Yet another new file-system being worked on for the Linux/open-source world is NVFS and has been spearheaded by a Red Hat engineer.
NVFS aims to be a speedy file-system for persistent memory like Intel Optane DCPMM. NVFS is geared for use on DAX-based (direct access) devices and maps the entire device into a linear address space that bypasses the Linux kernel’s block layer and buffer cache.
I understood some of those words.
I think the point is that today’s file-systems are still geared towards rotating media that are accessed in blocks of data. But with modern storage beginning to approximate RAM, it can just be accessed the same way we access memory – directly by addresses, with those addresses being mapped as part of main memory. Of course, we’ve always had memory-mapped drive storage, but it was on top of the underlying file-system – block-based access. And, even in RAM access, we still tend to read chunks and cache recent used data, but the move is towards there not being a difference between “main” memory and “storage” memory. We are approaching the point where main memory may not “go away” when the power is removed.
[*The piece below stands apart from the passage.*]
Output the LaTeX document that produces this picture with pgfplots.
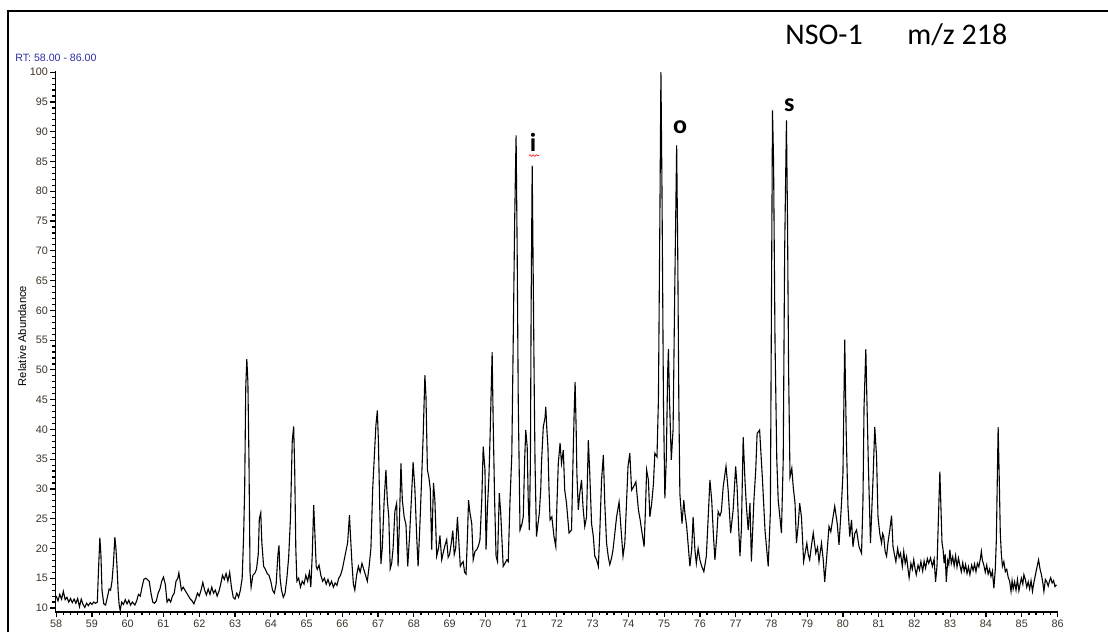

It’s funny because, in many 80’s and 90’s devices, there was no main and storage memory – PDA’s, etc. Application executed in place in memory, which didn’t erase when the device was turned off. Of course, it was slow. We may now have that same state, but with it very fast.
However, I think there will always be some kind of long-term or offline storage, but that may be just for archival purposes, with an occasional fetch.